Le 13 jan­vier, le car­di­nal Walter Kasper, pré­sident de la Commission du Saint-​Siège pour les rela­tions avec le judaïsme, annon­çait lors d’une confé­rence de presse ce qui se trouve dans l’allocution pon­ti­fi­cale du 17, à savoir l´importance, aux yeux du pape, de don­ner à un monde sécu­la­ri­sé le témoi­gnage d´une « foi par­ta­gée » par les juifs et les chré­tiens « en un Dieu unique, (et) dans le Décalogue ».

Comme le remarque Frédéric Mounierdans La Croix du 18 jan­vier : « Riccardo Pacifici, pré­sident de la com­mu­nau­té juive de Rome, sera le seul à men­tion­ner le nom de Pie XII, que Benoît XVI ne pro­non­ce­ra pas, et à deman­der l’ouverture des archives (du Vatican sur la Deuxième Guerre mon­diale, ndlr) : ‘Le silence de Pie XII devant la Shoah fait encore mal, comme un acte man­qué. Peut-​être n’aurait-il pas arrê­té les trains de la mort, mais il aurait trans­mis un signal, une parole de récon­fort, de soli­da­ri­té humaine, envers nos frères trans­por­tés vers Auschwitz.’ Peu avant, il avait salué les reli­gieuses qui ont sau­vé tant de juifs. » En réponse, le pape a sim­ple­ment évo­qué d’une phrase « l’action de secours, sou­vent cachée et dis­crète, du Siège apos­to­lique » pour sau­ver des juifs pen­dant la guerre.

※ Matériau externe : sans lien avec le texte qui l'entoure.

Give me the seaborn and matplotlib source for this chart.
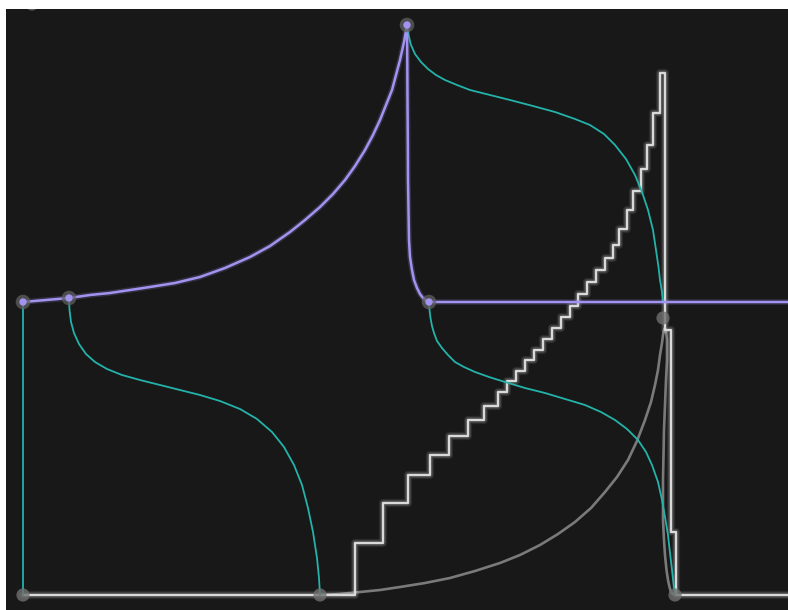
import matplotlib
matplotlib.use("Agg")
import matplotlib.pyplot as plt
import matplotlib.patheffects as pe
import numpy as np
import pandas as pd
import seaborn as sns

# ---- data (time units, level units) ----
env_t = [0, 46, 67, 87, 107, 127, 152, 177, 202, 227, 247, 267, 282, 297, 310, 322,
         332, 342, 350, 357, 363, 369, 373, 377, 381, 384,
         384.3, 384.5, 384.8, 385, 385.5, 386, 387, 389, 391, 394, 397, 400, 403, 406, 765]
env_v = [293, 297, 300, 302, 305, 308, 312, 318, 327, 338, 349, 363, 375, 388, 401, 415,
         429, 445, 460, 475, 490, 505, 520, 535, 553, 570,
         530, 495, 455, 415, 385, 355, 338, 325, 315, 307, 301, 297, 294.5, 293, 293]

curve0_t = [0, 0]
curve0_v = [293, 0]
curve1_t = [46, 46.5, 48, 51, 56, 63, 72, 84, 99, 117, 137, 157, 177, 197, 217, 234,
            249, 261, 271, 279, 285, 290, 294, 296, 297]
curve1_v = [297, 285, 273, 262, 251, 241, 233, 226, 220, 215, 210, 205, 200, 194, 186, 176,
            163, 148, 130, 110, 87, 63, 37, 17, 0]
curve2_t = [384, 385.5, 388, 392, 398, 405, 413, 422, 434, 447, 467, 487, 510, 532, 552,
            567, 581, 592, 603, 612, 619, 625, 630, 633, 635.5, 637, 639, 640]
curve2_v = [570, 560, 550, 541, 533, 526, 520, 515, 510, 505, 500, 495, 489, 483, 476,
            470, 461, 450, 436, 420, 403, 385, 365, 345, 328, 315, 303, 293]
curve3_t = [406, 406.5, 407.5, 409, 411, 414, 419, 425, 432, 441, 452, 466, 482, 502, 522,
            542, 562, 578, 592, 604, 615, 623, 629, 635, 639, 642, 645, 647, 649, 650.5, 652]
curve3_v = [293, 285, 277, 269, 262, 254, 247, 240, 233, 228, 223, 218, 213, 207, 202,
            196, 190, 183, 175, 166, 155, 143, 130, 113, 95, 78, 60, 42, 25, 12, 0]

smooth_t = [297, 317, 337, 357, 377, 402, 427, 452, 477, 497, 517, 535, 552, 568, 582,
            594, 605, 614, 622, 628, 632, 635, 637, 639, 640, 641, 642, 643, 644, 644,
            643, 642, 641, 640.5, 640, 640, 640, 641, 642, 643.5, 645, 646.5, 648, 650, 652]
smooth_v = [0, 1, 3, 5, 8, 12, 17, 24, 32, 40, 50, 61, 73, 87, 103,
            118, 135, 154, 175, 193, 210, 225, 240, 252, 260, 265, 267, 264, 255, 235,
            215, 190, 165, 140, 115, 95, 75, 55, 40, 25, 15, 8, 3, 1, 0]

step_t = [0, 332, 360, 385, 407, 426, 445, 461, 475, 484, 493, 502, 511, 520, 529,
          538, 547, 555, 564, 573, 582, 590, 596, 604, 610, 618, 624, 630, 637,
          642, 648, 653, 765]
step_v = [0, 52, 92, 120, 140, 159, 175, 189, 203, 214, 224, 235, 245, 256, 267,
          278, 289, 301, 313, 325, 337, 350, 366, 385, 404, 426, 450, 482, 522,
          265, 63, 0, 0]

purple_pts_t = [0, 46, 384, 406]
purple_pts_v = [293, 297, 570, 293]
grey_pts_t = [0, 297, 640, 652, 9]
grey_pts_v = [0, 0, 277, 0, 591]

# ---- style ----
BG = "#181818"
PURPLE = "#a393f0"
TEAL = "#23b3aa"
STEP = "#d9d9d9"
SMOOTH = "#8c8c8c"

sns.set_theme(style="dark")
fig = plt.figure(figsize=(7.88, 6.10), dpi=100, facecolor="white")
ax = fig.add_axes([6 / 788, 0, 782 / 788, 601 / 610])
ax.set_facecolor(BG)

glow = [pe.Stroke(linewidth=6, foreground="white", alpha=0.08),
        pe.Stroke(linewidth=4, foreground="white", alpha=0.14),
        pe.Normal()]
pglow = [pe.Stroke(linewidth=4, foreground=PURPLE, alpha=0.2), pe.Normal()]

def line(t, v, color, lw, effects=None, alpha=1.0, drawstyle=None):
    df = pd.DataFrame({"t": t, "v": v})
    kw = {}
    if drawstyle:
        kw["drawstyle"] = drawstyle
    before = len(ax.lines)
    sns.lineplot(data=df, x="t", y="v", sort=False, estimator=None, ax=ax,
                 color=color, linewidth=lw, alpha=alpha, **kw)
    for ln in ax.lines[before:]:
        ln.set_solid_joinstyle("round")
        ln.set_solid_capstyle("round")
        if effects:
            ln.set_path_effects(effects)

# smooth grey curve
line(smooth_t, smooth_v, SMOOTH, 1.9, alpha=0.85)
# stair line
line(step_t, step_v, STEP, 1.7, effects=glow, drawstyle="steps-post")
# teal curves
for t, v in [(curve0_t, curve0_v), (curve1_t, curve1_v),
             (curve2_t, curve2_v), (curve3_t, curve3_v)]:
    line(t, v, TEAL, 1.3)
# envelope
line(env_t, env_v, PURPLE, 1.8, effects=pglow)

# markers
sns.scatterplot(x=grey_pts_t, y=grey_pts_v, ax=ax, s=90, color="#707070",
                alpha=0.8, edgecolor="none", zorder=5)
sns.scatterplot(x=purple_pts_t, y=purple_pts_v, ax=ax, s=110, color="#606060",
                alpha=0.75, edgecolor="none", zorder=5)
sns.scatterplot(x=purple_pts_t, y=purple_pts_v, ax=ax, s=28, color=PURPLE,
                edgecolor="none", zorder=6)

ax.set_xlim(-17, 765)
ax.set_ylim(-15, 586)
ax.set_xlabel("")
ax.set_ylabel("")
ax.set_xticks([])
ax.set_yticks([])
for s in ax.spines.values():
    s.set_visible(False)
ax.grid(False)

fig.savefig("out.png", dpi=100, facecolor="white")
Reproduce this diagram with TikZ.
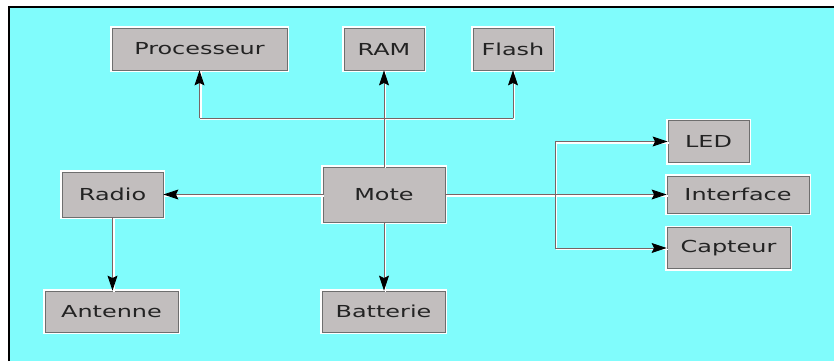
\documentclass[tikz,border=0pt]{standalone}
\usepackage{fontspec}
\setmainfont[FakeStretch=1.45]{DejaVu Sans}
\usetikzlibrary{arrows.meta}
\definecolor{bgcyan}{RGB}{128,252,252}
\definecolor{boxfill}{RGB}{194,190,190}
\definecolor{boxline}{RGB}{110,110,110}
\definecolor{linec}{RGB}{120,100,100}
\definecolor{txt}{RGB}{35,35,35}
\tikzset{
  blk/.style={draw=boxline, line width=0.8pt, fill=boxfill, inner sep=0pt,
    text=txt, font=\fontsize{16.5}{18}\selectfont,
    preaction={draw=white, line width=4pt}},
  conn/.style={draw=linec, line width=0.9pt,
    -{Stealth[length=15pt,width=10pt,inset=2.5pt,fill=black,color=black]}},
  plain/.style={draw=linec, line width=0.9pt},
}
\begin{document}
\begin{tikzpicture}[x=1pt,y=-1pt]
\useasboundingbox (0,0) rectangle (834,361);
\fill[white] (0,0) rectangle (834,361);
\fill[bgcyan] (9,7) rectangle (834,361);
\draw[black, line width=1.2pt] (9,361) -- (9,7) -- (834,7);

\node[blk, minimum width=175pt, minimum height=42pt] (proc) at (199.5,49) {Processeur};
\node[blk, minimum width=80pt, minimum height=42pt] (ram) at (384,49) {RAM};
\node[blk, minimum width=80pt, minimum height=42pt] (flash) at (513,49) {Flash};
\node[blk, minimum width=122pt, minimum height=55pt] (mote) at (384,194.5) {Mote};
\node[blk, minimum width=101pt, minimum height=45pt] (radio) at (112.5,194.5) {Radio};
\node[blk, minimum width=133pt, minimum height=41pt] (ant) at (111.5,311.5) {Antenne};
\node[blk, minimum width=123pt, minimum height=41pt] (bat) at (383.5,311.5) {Batterie};
\node[blk, minimum width=81pt, minimum height=42pt] (led) at (708.5,141.5) {LED};
\node[blk, minimum width=142pt, minimum height=37pt] (intf) at (738,194.5) {Interface};
\node[blk, minimum width=123pt, minimum height=41pt] (capt) at (728.5,248) {Capteur};

\coordinate (jl) at (199.5,118);
\coordinate (jr) at (513,118);
\coordinate (bt) at (555,141.5);
\coordinate (bb) at (555,248);

% white shadows
\begin{scope}[white, line width=1.6pt, transform canvas={shift={(1.5pt,-1.5pt)}}]
\draw (mote.north) -- (ram.south);
\draw (proc.south) -- (jl) -- (jr) -- (flash.south);
\draw (mote.west) -- (radio.east);
\draw (radio.south) -- (radio.south |- ant.north);
\draw (mote.south) -- (mote.south |- bat.north);
\draw (mote.east) -- (intf.west);
\draw (led.west) -- (bt) -- (bb) -- (capt.west);
\end{scope}

\draw[conn] (mote.north) -- (ram.south);
\draw[plain] (jl) -- (jr);
\draw[conn] (jl) -- (proc.south);
\draw[conn] (jr) -- (flash.south);
\draw[conn] (mote.west) -- (radio.east);
\draw[conn] (radio.south) -- (radio.south |- ant.north);
\draw[conn] (mote.south) -- (mote.south |- bat.north);
\draw[conn] (mote.east) -- (intf.west);
\draw[plain] (bt) -- (bb);
\draw[conn] (bt) -- (led.west);
\draw[conn] (bb) -- (capt.west);
\end{tikzpicture}
\end{document}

Cette visite avait une por­tée poli­tique hau­te­ment sym­bo­lique, ce que n’ont pas man­qué de sou­li­gner les auto­ri­tés juives qui l’avait orga­ni­sée. Dès lors, il n’est pas sur­pre­nant que la diplo­ma­tie seule ait pu entrer dans la syna­gogue, lais­sant la théo­lo­gie à la porte. (DICI du 18/​01/​10 – Sources : vati​can​.va/​K​TO/ IMedia/​Le Figaro/​La Croix)

Commentaire

Benoît XVI a insis­té, lors de son allo­cu­tion à la syna­gogue, sur ce qui selon lui unit le judaïsme et le catho­li­cisme, invi­tant – à la suite de Jean-​Paul II – les catho­liques à « vivre une authen­tique fra­ter­ni­té avec le peuple de l’Alliance », et affir­mant que « les chré­tiens et les juifs ont une grande par­tie de patri­moine spi­ri­tuel en com­mun, qu’ils prient le même Seigneur, qu’ils ont les mêmes racines, mais qu’ils demeurent sou­vent incon­nus les uns des autres ».

Certes ce dis­cours est en par­faite conti­nui­té avec la Déclaration Nostra Aetate du Concile Vatican II, mais guère avec l’enseignement du pre­mier pape. En effet, devant le peuple d’Israël, saint Pierre s’exprimait en ces termes : « Vous êtes les fils des pro­phètes et de l’alliance que Dieu a éta­blie avec nos pères, en disant à Abraham : ‘En ta race seront bénies toutes les familles de la terre’. C’est pour vous pre­miè­re­ment que Dieu a sus­ci­té son Fils, et il l’a envoyé pour vous bénir, afin que cha­cun se conver­tisse de son ini­qui­té. » (Actes, 3, 25–26) Mais il pré­ci­sait, s’adressant aux princes du peuple et aux anciens : « C’est lui (Jésus-​Christ) qui est la pierre reje­tée par vous les construc­teurs, et qui est deve­nu la pierre d’angle, et il n’y a de salut en aucun autre : car aucun autre nom sous le ciel n’a été don­né aux hommes, par lequel nous devions être sau­vés. » (Actes, 4, 11–12)

Et saint Paul ajou­tait : « Sachez-​le donc, frères : c’est par lui (Jésus-​Christ) que la rémis­sion des péchés vous est annon­cée. Et de tout ce dont vous n’avez pu être jus­ti­fiés par la loi de Moïse, c’est par lui que qui­conque croit en obtient la jus­ti­fi­ca­tion. » (Actes, 13, 38–39)

A l’instar des saints Pierre et Paul, on ne peut que vou­loir que soit annon­cé aux juifs le salut appor­té par Jésus-​Christ à tous les hommes. Mais il est impos­sible de conce­voir que ce salut puisse leur être annon­cé par une pré­di­ca­tion fon­ciè­re­ment dif­fé­rente de celle des apôtres qui sont les deux colonnes de l’Eglise catholique.